Using Life Insurance Policy Illustrations Wisely
So how can you be sure to make a good decision when buying a life insurance policy? Here are four actionable steps you can take.
1. Know Your Interest Rate
The most important part is to ask what rates have been used in the projection.
Interest rates and investment returns can fluctuate dramatically, for reasons completely outside of a company’s control.
Even if your agent assures you that the life insurance company has used current, “actual” interest rates, there is no guarantee that these rates will stay the same in the future. Make sure you know the exact interest credits applied to your illustration.
2. Compare Apples To Apples
Second, when comparing policies from different companies, make sure you’re looking at an apples-to-apples comparison.
Meaning, make sure your agent uses the same interest rate, term, and options for each life insurance illustration, across carriers and policy types.
3. Ask For A "Downside" Scenario
When comparing illustrations, you should always ask for two sets of projections.
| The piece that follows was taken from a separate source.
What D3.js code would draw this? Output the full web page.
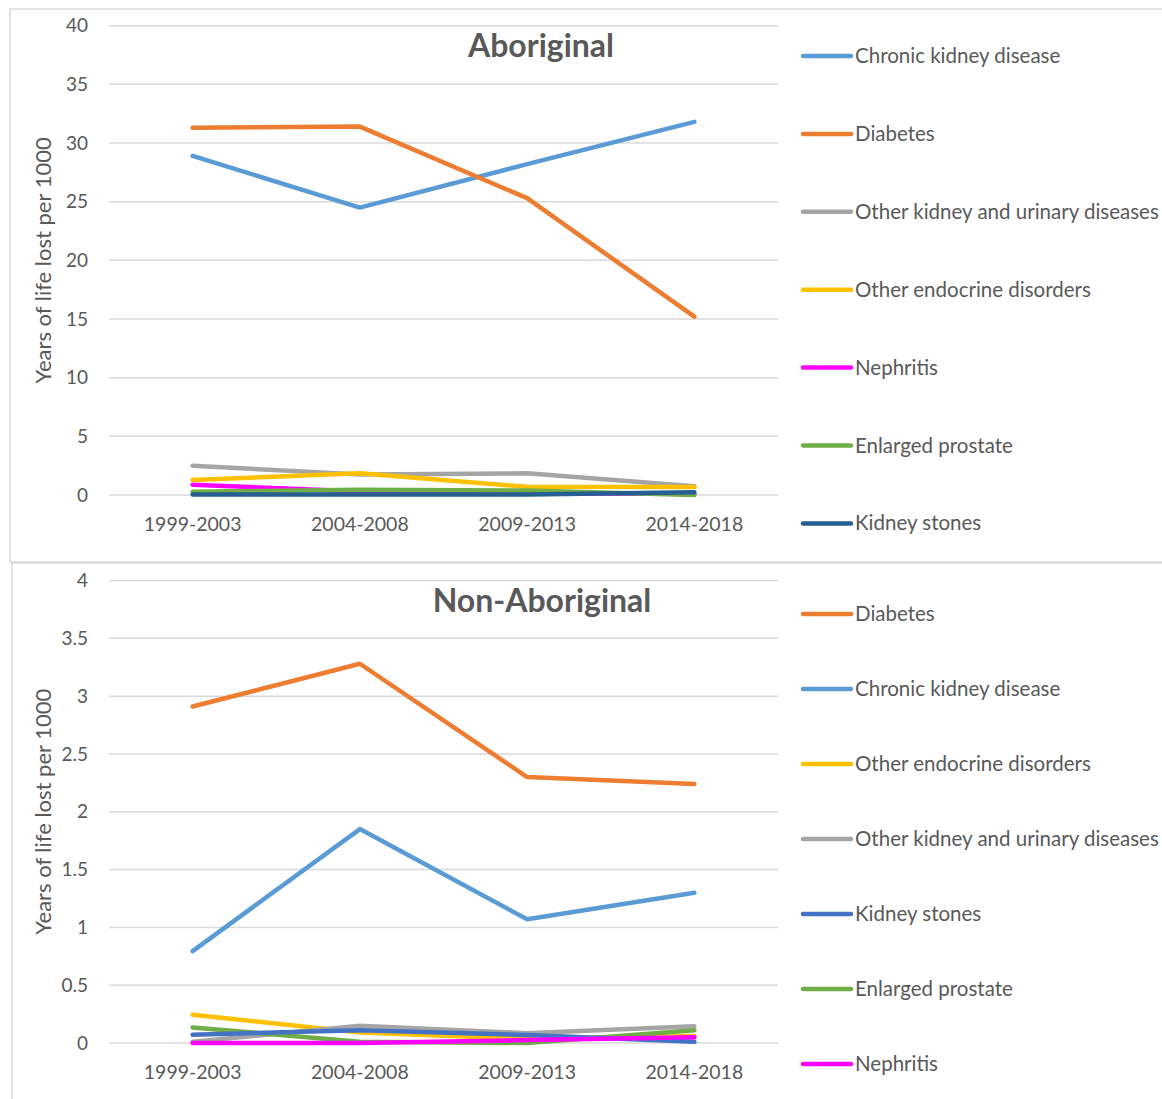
<!DOCTYPE html>
<html>
<head>
<meta charset="utf-8">
<script src="https://cdn.jsdelivr.net/npm/d3@7"></script>
<style>
  html, body { margin: 0; padding: 0; background: #fff; }
  svg { display: block; }
  text { font-family: Lato, "Open Sans", sans-serif; fill: #595959; }
</style>
</head>
<body>
<svg id="chart" width="1162" height="1099"></svg>
<script>
// Periods shared by both panels
const periods = ["1999-2003", "2004-2008", "2009-2013", "2014-2018"];

// Aboriginal: years of life lost per 1000
const aboCKD        = [28.9, 24.5, 28.2, 31.8];
const aboDiabetes   = [31.3, 31.4, 25.3, 15.2];
const aboOtherKid   = [2.5, 1.75, 1.85, 0.75];
const aboEndocrine  = [1.28, 1.85, 0.7, 0.68];
const aboNephritis  = [0.88, 0.3, 0.15, 0.1];
const aboProstate   = [0.28, 0.45, 0.38, 0.0];
const aboStones     = [0.05, 0.05, 0.05, 0.23];
const aboTicks      = [0, 5, 10, 15, 20, 25, 30, 35, 40];

// Non-Aboriginal: years of life lost per 1000
const nonDiabetes   = [2.91, 3.28, 2.30, 2.24];
const nonCKD        = [0.795, 1.85, 1.07, 1.30];
const nonEndocrine  = [0.245, 0.09, 0.035, 0.06];
const nonOtherKid   = [0.01, 0.15, 0.085, 0.145];
const nonStones     = [0.072, 0.11, 0.07, 0.01];
const nonProstate   = [0.135, 0.01, 0.0, 0.11];
const nonNephritis  = [0.0, 0.0, 0.025, 0.05];
const nonTicks      = [0, 0.5, 1, 1.5, 2, 2.5, 3, 3.5, 4];

const svg = d3.select("#chart");
const FONT = "Lato, 'Open Sans', sans-serif";

function drawPanel(cfg) {
  const g = svg.append("g");

  // outer frame
  g.append("rect")
    .attr("x", cfg.frame[0]).attr("y", cfg.frame[1])
    .attr("width", cfg.frame[2]).attr("height", cfg.frame[3])
    .attr("fill", "#fff").attr("stroke", "#d9d9d9").attr("stroke-width", 1.5);

  const x = d3.scaleBand().domain(periods).range([109, 778]);
  const y = d3.scaleLinear().domain([0, cfg.max]).range([cfg.y0, cfg.yTop]);

  // gridlines
  g.append("g").selectAll("line").data(cfg.ticks).join("line")
    .attr("x1", 109).attr("x2", 778)
    .attr("y1", d => y(d)).attr("y2", d => y(d))
    .attr("stroke", "#d9d9d9").attr("stroke-width", 1.5);

  // y axis labels
  const yAxis = d3.axisLeft(y).tickValues(cfg.ticks).tickSize(0).tickPadding(0)
    .tickFormat(d => String(d));
  const ya = g.append("g").attr("transform", "translate(88,0)").call(yAxis);
  ya.select(".domain").remove();
  ya.selectAll("text").attr("font-size", 19).attr("fill", "#595959")
    .style("font-family", FONT);

  // x axis labels
  const xAxis = d3.axisBottom(x).tickSize(0).tickPadding(0);
  const xa = g.append("g").attr("transform", `translate(0,${cfg.y0 + 22})`).call(xAxis);
  xa.select(".domain").remove();
  xa.selectAll("text").attr("font-size", 19.5).attr("fill", "#595959")
    .style("font-family", FONT);

  // y axis title
  g.append("text")
    .attr("transform", `translate(51,${(cfg.y0 + cfg.yTop) / 2}) rotate(-90)`)
    .attr("text-anchor", "middle")
    .attr("font-size", 22)
    .text("Years of life lost per 1000");

  // title
  g.append("text")
    .attr("x", cfg.titleX).attr("y", cfg.titleY)
    .attr("text-anchor", "middle")
    .attr("font-size", 32).attr("font-weight", "bold")
    .text(cfg.title);

  const line = d3.line()
    .x((d, i) => x(periods[i]) + x.bandwidth() / 2)
    .y(d => y(d));

  // draw order keeps the larger series on top of the cluster near zero
  const drawOrder = cfg.drawOrder || cfg.series.map((s, i) => i).reverse();
  drawOrder.forEach(i => {
    const s = cfg.series[i];
    g.append("path").datum(s.values)
      .attr("d", line)
      .attr("fill", "none")
      .attr("stroke", s.color)
      .attr("stroke-width", 4.5)
      .attr("stroke-linecap", "round")
      .attr("stroke-linejoin", "round");
  });

  // legend
  cfg.series.forEach((s, i) => {
    const ly = cfg.legendY + i * cfg.legendStep;
    g.append("line")
      .attr("x1", 803).attr("x2", 851)
      .attr("y1", ly).attr("y2", ly)
      .attr("stroke", s.color).attr("stroke-width", 4.5)
      .attr("stroke-linecap", "round");
    g.append("text")
      .attr("x", 855).attr("y", ly + 7)
      .attr("font-size", 20.5)
      .text(s.name);
  });
}

drawPanel({
  frame: [10, 9, 1170, 553],
  title: "Aboriginal", titleX: 541, titleY: 57,
  max: 40, ticks: aboTicks, y0: 495, yTop: 25.7,
  legendY: 56, legendStep: 77.9,
  series: [
    { name: "Chronic kidney disease", values: aboCKD, color: "#5B9BD5" },
    { name: "Diabetes", values: aboDiabetes, color: "#ED7D31" },
    { name: "Other kidney and urinary diseases", values: aboOtherKid, color: "#A5A5A5" },
    { name: "Other endocrine disorders", values: aboEndocrine, color: "#FFC000" },
    { name: "Nephritis", values: aboNephritis, color: "#FF00FF" },
    { name: "Enlarged prostate", values: aboProstate, color: "#70AD47" },
    { name: "Kidney stones", values: aboStones, color: "#255E91" }
  ],
  drawOrder: [2, 4, 3, 5, 6, 0, 1]
});

drawPanel({
  frame: [12, 563, 1170, 560],
  title: "Non-Aboriginal", titleX: 542, titleY: 612,
  max: 4, ticks: nonTicks, y0: 1043, yTop: 580.5,
  legendY: 614, legendStep: 75,
  series: [
    { name: "Diabetes", values: nonDiabetes, color: "#ED7D31" },
    { name: "Chronic kidney disease", values: nonCKD, color: "#5B9BD5" },
    { name: "Other endocrine disorders", values: nonEndocrine, color: "#FFC000" },
    { name: "Other kidney and urinary diseases", values: nonOtherKid, color: "#A5A5A5" },
    { name: "Kidney stones", values: nonStones, color: "#4472C4" },
    { name: "Enlarged prostate", values: nonProstate, color: "#70AD47" },
    { name: "Nephritis", values: nonNephritis, color: "#FF00FF" }
  ],
  drawOrder: [2, 3, 5, 4, 6, 1, 0]
});
</script>
</body>
</html>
One that shows the projections at current interest rates and a second, “downside” scenario that shows the projections if rates drop by 2%.
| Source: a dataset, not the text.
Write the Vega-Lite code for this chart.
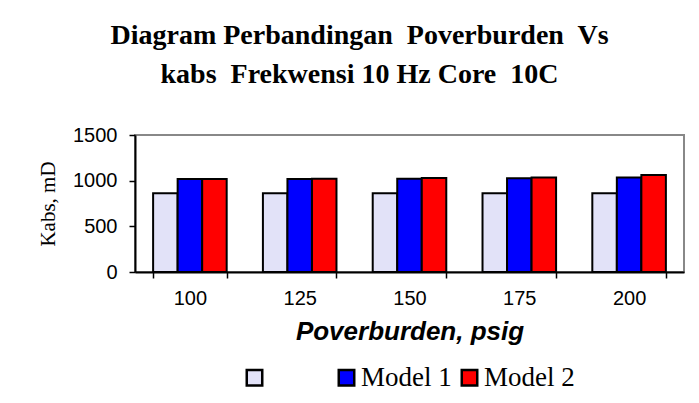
{
  "$schema": "https://vega.github.io/schema/vega-lite/v6.json",
  "width": 549,
  "height": 137,
  "autosize": {"type": "none"},
  "padding": {"left": 135, "top": 135, "right": 15, "bottom": 131},
  "background": "white",
  "title": {
    "text": ["Diagram Perbandingan\u00a0 Poverburden\u00a0 Vs", "kabs\u00a0 Frekwensi 10 Hz Core\u00a0 10C"],
    "font": "Liberation Serif",
    "fontSize": 28,
    "fontWeight": "bold",
    "color": "black",
    "lineHeight": 39,
    "anchor": "middle",
    "dx": -50,
    "offset": 36
  },
  "data": {
    "values": [
      {"p": "100", "series": "Data", "k": 862},
      {"p": "100", "series": "Model 1", "k": 1017},
      {"p": "100", "series": "Model 2", "k": 1017},
      {"p": "125", "series": "Data", "k": 862},
      {"p": "125", "series": "Model 1", "k": 1017},
      {"p": "125", "series": "Model 2", "k": 1022},
      {"p": "150", "series": "Data", "k": 862},
      {"p": "150", "series": "Model 1", "k": 1022},
      {"p": "150", "series": "Model 2", "k": 1030},
      {"p": "175", "series": "Data", "k": 862},
      {"p": "175", "series": "Model 1", "k": 1026},
      {"p": "175", "series": "Model 2", "k": 1036},
      {"p": "200", "series": "Data", "k": 862},
      {"p": "200", "series": "Model 1", "k": 1036},
      {"p": "200", "series": "Model 2", "k": 1063}
    ]
  },
  "mark": {"type": "bar", "stroke": "black", "strokeWidth": 2},
  "encoding": {
    "x": {
      "field": "p",
      "type": "nominal",
      "scale": {"paddingInner": 0.33, "paddingOuter": 0.165},
      "axis": {
        "title": "Poverburden, psig",
        "titleFont": "Liberation Sans",
        "titleFontSize": 26,
        "titleFontWeight": "bold",
        "titleFontStyle": "italic",
        "titleColor": "black",
        "titlePadding": 10,
        "labelAngle": 0,
        "labelFont": "Liberation Sans",
        "labelFontSize": 20,
        "labelColor": "black",
        "labelPadding": 10,
        "tickBand": "extent",
        "tickSize": 6,
        "tickColor": "black",
        "tickWidth": 1.5,
        "domainColor": "black",
        "domainWidth": 2
      }
    },
    "xOffset": {"field": "series", "type": "nominal", "sort": ["Data", "Model 1", "Model 2"], "scale": {"paddingInner": 0, "paddingOuter": 0}},
    "y": {
      "field": "k",
      "type": "quantitative",
      "scale": {"domain": [0, 1500]},
      "axis": {
        "values": [0, 500, 1000, 1500],
        "format": "d",
        "grid": false,
        "title": "Kabs, mD",
        "titleFont": "Liberation Serif",
        "titleFontSize": 21,
        "titleFontWeight": "normal",
        "titleColor": "black",
        "titlePadding": 14,
        "labelFont": "Liberation Sans",
        "labelFontSize": 20,
        "labelColor": "black",
        "labelPadding": 12,
        "tickSize": 6,
        "tickColor": "black",
        "tickWidth": 1.5,
        "domainColor": "black",
        "domainWidth": 2
      }
    },
    "color": {
      "field": "series",
      "type": "nominal",
      "sort": ["Data", "Model 1", "Model 2"],
      "scale": {"domain": ["Data", "Model 1", "Model 2"], "range": ["#E2E2F8", "#0000FF", "#FF0000"]},
      "legend": {
        "title": null,
        "orient": "none",
        "direction": "horizontal",
        "legendX": 106,
        "legendY": 229,
        "labelExpr": "datum.label == 'Data' ? '\u2800\u2800\u2800' : datum.label",
        "labelFont": "Liberation Serif",
        "labelFontSize": 27,
        "labelColor": "black",
        "labelOffset": 1,
        "labelLimit": 300,
        "columnPadding": 4,
        "symbolType": "square",
        "symbolSize": 240,
        "symbolStrokeColor": "black",
        "symbolStrokeWidth": 2.5
      }
    }
  },
  "config": {
    "view": {"stroke": "#888888", "strokeWidth": 2}
  }
}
You may be shocked by how much the numbers differ…
This is especially important to ask for when comparing policies from two different insurers.
In general, go with the company whose policy looks better in the downside scenario. This is likely to be the more conservative company, and therefore, the one more likely to meet their projections!
4. Have A Goal And Stick To It
Finally, make sure you know in advance what your goal is and stick to that.
You’ll be presented with a LOT of numbers in your life insurance illustration. A single life insurance illustration could be 10+ pages, containing 1,000+ numbers. If you don’t know what your priorities are, this can make your head swim.
If your goal is to maximize the death benefit in the final year, just look at that figure for each policy and ignore the rest. If, instead, your goal is maximum cash accumulation, focus on nothing but the final-year surrender values for each policy.
So don’t let these intimidate you. Life insurance illustrations are reported cards showing how your life insurance policy will perform in future years.
While these “report cards” are regulated by the national association of insurance commissioners and can help you make more informed decisions, if you don’t know how to use them well, an agent can use a life insurance illustration and the confusion it causes to sway you to a more expensive or more risky, cash value policy.
But stick with the four-point plan above, and we’re confident that you’ll leave with a policy that puts your family in a better, safer place.